What the task asks :: Repeat only the lines from the one containing "The picture is" through the one containing "fig = go.Figure()", exactly as written, both ends included.

[Records from a dataset]
===============
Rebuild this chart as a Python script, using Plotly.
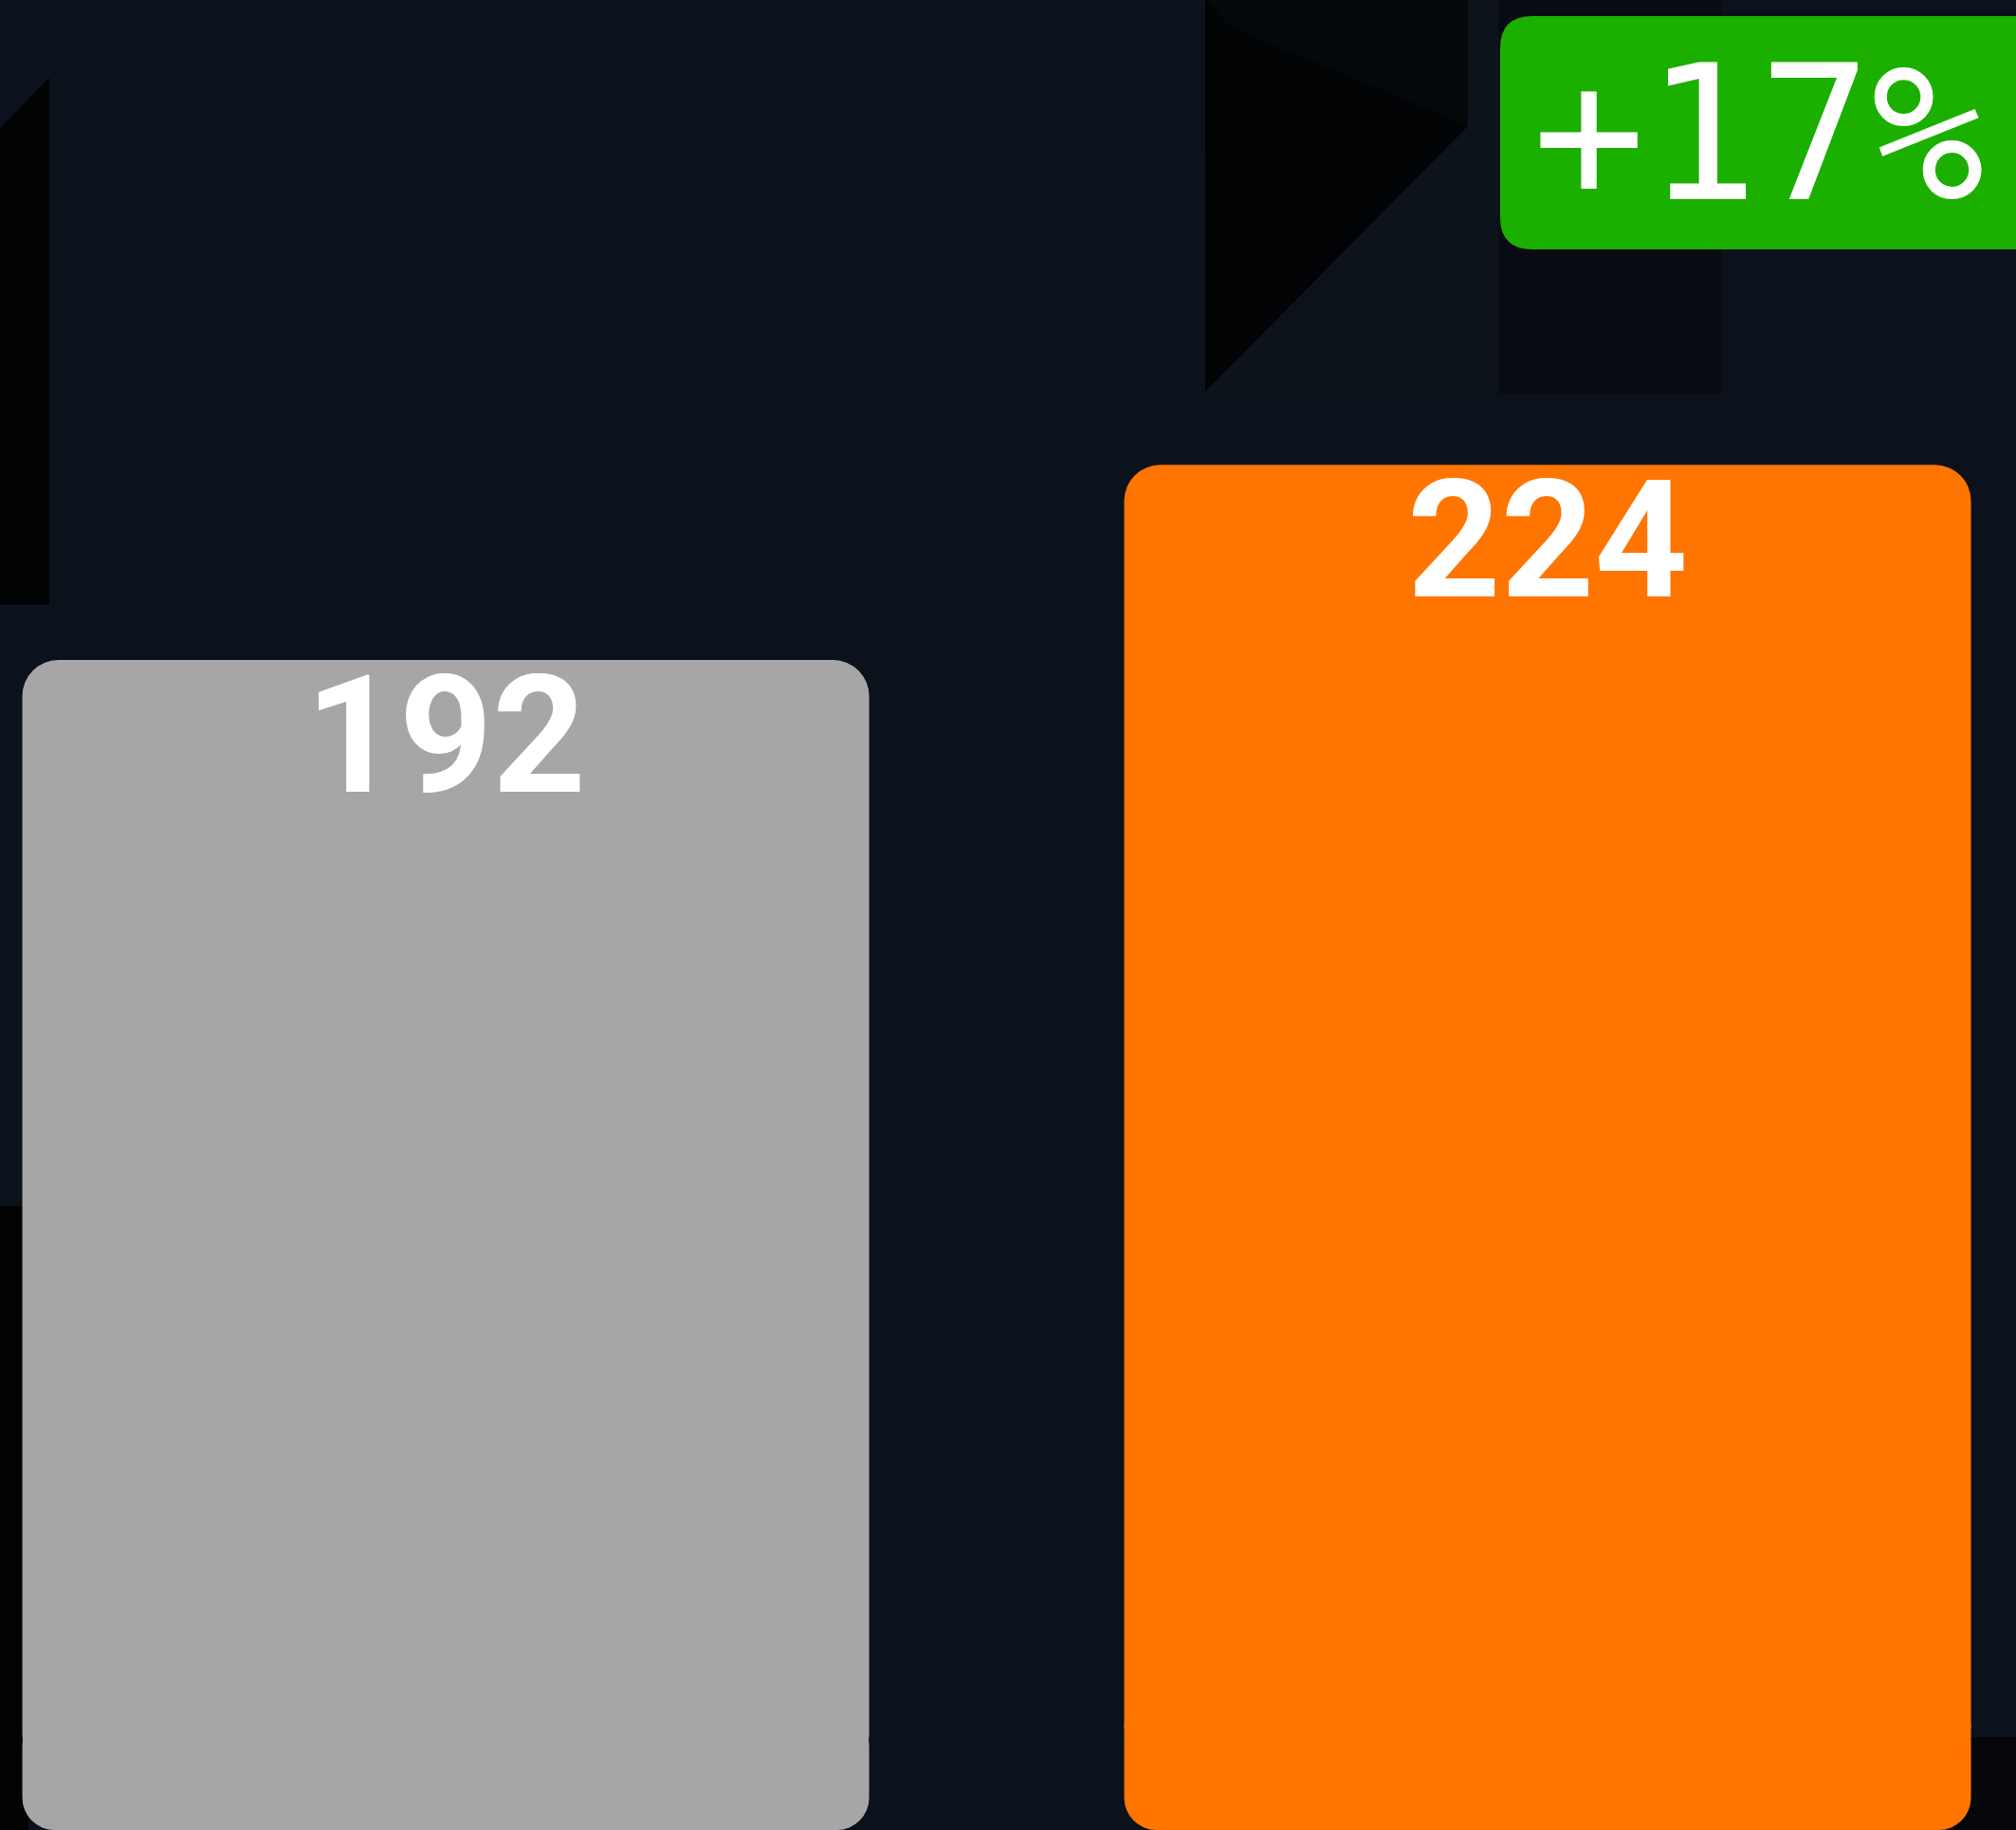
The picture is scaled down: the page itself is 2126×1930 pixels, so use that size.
import plotly.graph_objects as go

# ---- data ----
categories = ["Before", "After"]
values = [192, 224]
bar_colors = ["#a6a6a6", "#ff7500"]

W, H = 2126, 1930
BG = "#0c121b"

change = round((values[1] - values[0]) / values[0] * 100)
badge_text = f"+{change}%"

fig = go.Figure()

bar_w = 0.7685
# rounded bottom caps (short bars drawn downward to 0)
fig.add_trace(go.Bar(
    x=categories, y=[-v * 0.1 for v in values], base=[v * 0.1 for v in values],
    width=[bar_w] * 2, marker=dict(color=bar_colors, cornerradius=34, line=dict(width=0)),
    hoverinfo="skip", showlegend=False,
))
# main bars (start slightly above 0 so the rounded caps show at the bottom)
fig.add_trace(go.Bar(
    x=categories, y=[v * 0.95 for v in values], base=[v * 0.05 for v in values],
    width=[bar_w] * 2, customdata=values, hovertemplate="%{x}: %{customdata}<extra></extra>",
    marker=dict(color=bar_colors, cornerradius=38, line=dict(width=0)),
    showlegend=False,
))


def px(x):
    return x / W


def py(y):
    return 1 - y / H


def poly(points):
    return "M " + " L ".join(f"{px(x):.5f},{py(y):.5f}" for x, y in points) + " Z"


def rrect(x0, y0, x1, y1, r):
    rx, ry = r / W, r / H
    X0, X1 = px(x0), px(x1)
    Y0, Y1 = py(y0), py(y1)  # Y0 top (larger), Y1 bottom
    return (f"M {X0 + rx},{Y0} L {X1 - rx},{Y0} Q {X1},{Y0} {X1},{Y0 - ry} "
            f"L {X1},{Y1 + ry} Q {X1},{Y1} {X1 - rx},{Y1} L {X0 + rx},{Y1} "
            f"Q {X0},{Y1} {X0},{Y1 + ry} L {X0},{Y0 - ry} Q {X0},{Y0} {X0 + rx},{Y0} Z")


def deco(path, color, layer="below"):
    return dict(type="path", path=path, xref="paper", yref="paper",
                fillcolor=color, line=dict(width=0), layer=layer)


shapes = [
    deco(poly([(1271, 0), (1816, 0), (1816, 415), (1271, 415)]), "#0d131b"),
    deco(poly([(1580, 0), (1816, 0), (1816, 415), (1580, 415)]), "#080c12"),
    deco(poly([(1271, 0), (1548, 0), (1548, 133), (1271, 413)]), "#020304"),
    deco(poly([(1271, 0), (1548, 0), (1548, 133), (1300, 30)]), "#05080b"),
    deco(poly([(0, 135), (52, 82), (52, 638), (0, 638)]), "#020304"),
    deco(poly([(0, 1272), (30, 1272), (30, 1930), (0, 1930)]), "#020304"),
    deco(poly([(2060, 1832), (2126, 1832), (2126, 1930), (2060, 1930)]), "#04060a"),
    deco(rrect(1582, 17, 2160, 263, 34), "#1bb000", layer="above"),
]

annotations = [
    dict(text=str(v), x=c, y=v, xref="x", yref="y", xanchor="center", yanchor="middle",
         yshift=-80, showarrow=False,
         font=dict(family="Roboto, Lato, sans-serif", size=172, color="white", weight="bold"))
    for c, v in zip(categories, values)
]
annotations.append(dict(
    text=badge_text, xref="paper", yref="paper", x=px(1854), y=py(142),
    xanchor="center", yanchor="middle", showarrow=False,
    font=dict(family="DejaVu Sans Mono, Liberation Mono, monospace", size=198,
              color="white", weight="normal"),
))

fig.update_layout(
    width=W, height=H,
    margin=dict(l=0, r=0, t=0, b=0),
    paper_bgcolor=BG, plot_bgcolor=BG,
    barmode="overlay",
    xaxis=dict(type="category", range=[-0.4045, 1.4251], visible=False, fixedrange=True),
    yaxis=dict(range=[0, 300.3], visible=False, fixedrange=True),
    shapes=shapes,
    annotations=annotations,
    showlegend=False,
)

fig.write_html("out.html", config={"displayModeBar": False},
               post_script="document.body.style.margin='0';document.body.style.background='" + BG + "';")
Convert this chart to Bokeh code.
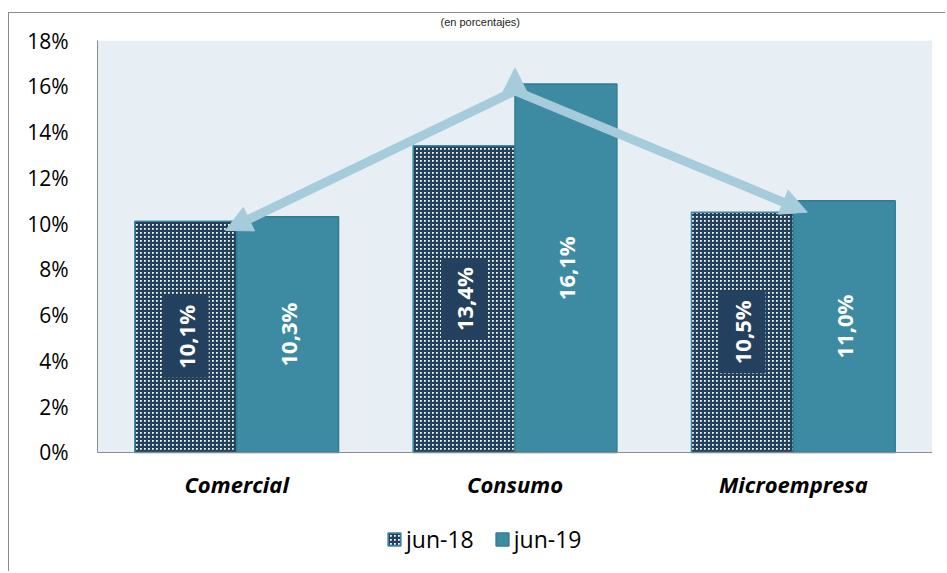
import math
from bokeh.plotting import figure
from bokeh.models import (ColumnDataSource, FactorRange, Range1d, FixedTicker, BoxAnnotation,
                          PrintfTickFormatter, Arrow, NormalHead, Legend, LegendItem)
from bokeh.transform import dodge
from bokeh.core.properties import value
from bokeh.embed import file_html
from bokeh.resources import INLINE

title_text = "(en porcentajes)"
categories = ["Comercial", "Consumo", "Microempresa"]
series_names = ["jun-18", "jun-19"]
jun18 = [10.1, 13.4, 10.5]
jun19 = [10.3, 16.1, 11.0]
y_ticks = [0, 2, 4, 6, 8, 10, 12, 14, 16, 18]

FONT = "Open Sans"
NAVY = "#24405F"
TEAL = "#3C8BA3"
ARROW = "#A6CBDA"
GRAY = "#8c8c8c"

W, H = 945, 571


def fmt(v):
    return ("%.1f" % v).replace(".", ",") + "%"


src = ColumnDataSource(dict(
    cat=categories,
    jun18=jun18,
    jun19=jun19,
    mid18=[v / 2 for v in jun18],
    mid19=[v / 2 for v in jun19],
    lab18=[fmt(v) for v in jun18],
    lab19=[fmt(v) for v in jun19],
))

p = figure(x_range=FactorRange(*categories, range_padding=0),
           y_range=Range1d(-5.2, 18),
           width=W, height=H, output_backend="svg", toolbar_location=None,
           min_border_left=97, min_border_right=W - 932, min_border_top=40,
           min_border_bottom=0)
p.styles = {
    "background": ("linear-gradient(%s,%s) 8px 12px / 1px 100%% no-repeat, "
                   "linear-gradient(%s,%s) 8px 12px / 100%% 1px no-repeat, white")
                  % (GRAY, GRAY, GRAY, GRAY)
}
p.background_fill_alpha = 0
p.border_fill_alpha = 0
p.outline_line_color = None
p.xgrid.visible = False
p.ygrid.visible = False
p.add_layout(BoxAnnotation(bottom=0, top=18, fill_color="#E8EFF4", fill_alpha=1,
                           line_color=None, level="underlay"))

p.title.text = title_text
p.title.text_font = "Liberation Sans"
p.title.text_font_style = "normal"
p.title.text_font_size = "11px"
p.title.text_color = "#222222"
p.title.align = "left"
p.title.offset = 343
p.title.standoff = 26

bw = 0.366
r18 = p.vbar(x=dodge("cat", -bw / 2, range=p.x_range), top="jun18", width=bw, source=src,
             fill_color="white", hatch_pattern="+", hatch_color=NAVY, hatch_scale=4,
             hatch_weight=2.5, line_color="#3B8AA0", line_width=1.5)
r19 = p.vbar(x=dodge("cat", bw / 2, range=p.x_range), top="jun19", width=bw, source=src,
             fill_color=TEAL, line_color="#327C91", line_width=1.5)

# arrows
apex_y = jun19[1] - 0.3
for (xe, ye) in [(0.46, jun18[0] - 0.4), (2.55, jun18[2])]:
    p.add_layout(Arrow(x_start=1.5, y_start=apex_y, x_end=xe, y_end=ye,
                       line_color=ARROW, line_width=9,
                       end=NormalHead(size=26, fill_color=ARROW, line_color=ARROW)))
p.add_layout(Arrow(x_start=1.5, y_start=apex_y, x_end=1.5, y_end=jun19[1] + 0.7,
                   line_color=ARROW, line_width=1,
                   end=NormalHead(size=26, fill_color=ARROW, line_color=ARROW)))

# value labels
p.text(x=dodge("cat", -bw / 2, range=p.x_range), y="mid18", text="lab18", source=src,
       angle=math.pi / 2, text_align="center", text_baseline="middle",
       text_color="white", text_font=value(FONT), text_font_style="bold",
       text_font_size="22px", background_fill_color=NAVY, padding=[9, 8])
p.text(x=dodge("cat", bw / 2, range=p.x_range), y="mid19", text="lab19", source=src,
       angle=math.pi / 2, text_align="center", text_baseline="middle",
       text_color="white", text_font=value(FONT), text_font_style="bold",
       text_font_size="22px")

# axes
p.yaxis.ticker = FixedTicker(ticks=y_ticks)
p.yaxis.bounds = (0, 18)
p.yaxis.formatter = PrintfTickFormatter(format="%d%%")
p.yaxis.major_tick_line_color = None
p.yaxis.minor_tick_line_color = None
p.yaxis.axis_line_color = GRAY
p.yaxis.major_label_standoff = 23
p.yaxis.major_label_text_font = FONT
p.yaxis.major_label_text_font_size = "21px"
p.yaxis.major_label_text_color = "black"

p.xaxis.fixed_location = 0
p.xaxis.major_tick_line_color = None
p.xaxis.minor_tick_line_color = None
p.xaxis.axis_line_color = GRAY
p.xaxis.major_label_standoff = 11
p.xaxis.major_label_text_font = FONT
p.xaxis.major_label_text_font_style = "bold italic"
p.xaxis.major_label_text_font_size = "22px"
p.xaxis.major_label_text_color = "black"

legend = Legend(items=[LegendItem(label=series_names[0], renderers=[r18]),
                       LegendItem(label=series_names[1], renderers=[r19])],
                orientation="horizontal", location=(289, 16),
                label_text_font=FONT, label_text_font_size="23px",
                label_text_color="black",
                glyph_width=16, glyph_height=16, label_standoff=4, spacing=20,
                border_line_color=None, background_fill_alpha=0)
p.add_layout(legend, "center")

open("out.html", "w").write(file_html(p, INLINE))
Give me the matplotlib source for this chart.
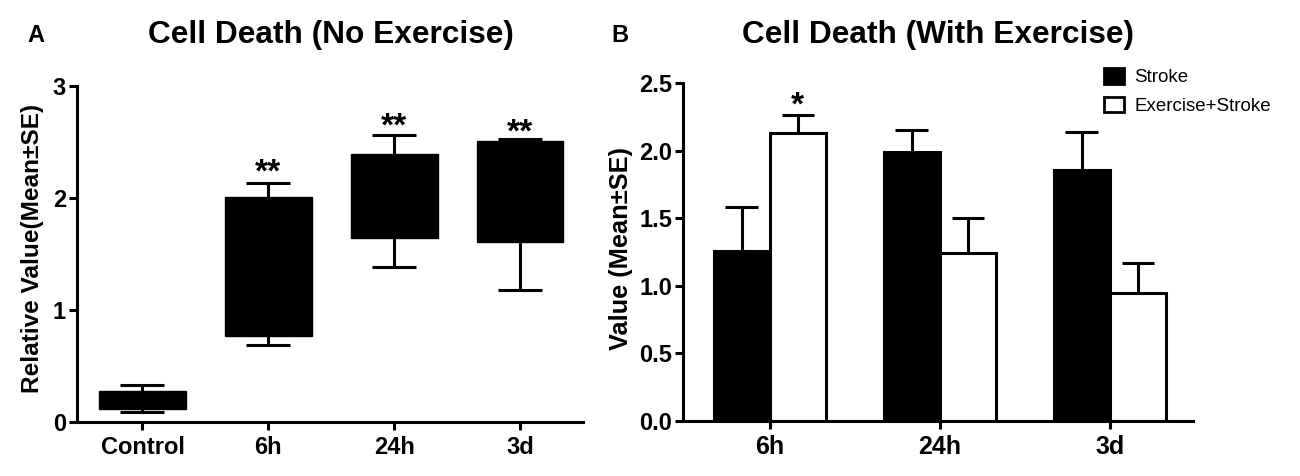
===============
Problem solution ::
The picture is scaled down: the page itself is 2126×1930 pixels, so use that size.
import plotly.graph_objects as go

# ---- data ----
categories = ["Before", "After"]
values = [192, 224]
bar_colors = ["#a6a6a6", "#ff7500"]

W, H = 2126, 1930
BG = "#0c121b"

change = round((values[1] - values[0]) / values[0] * 100)
badge_text = f"+{change}%"

fig = go.Figure()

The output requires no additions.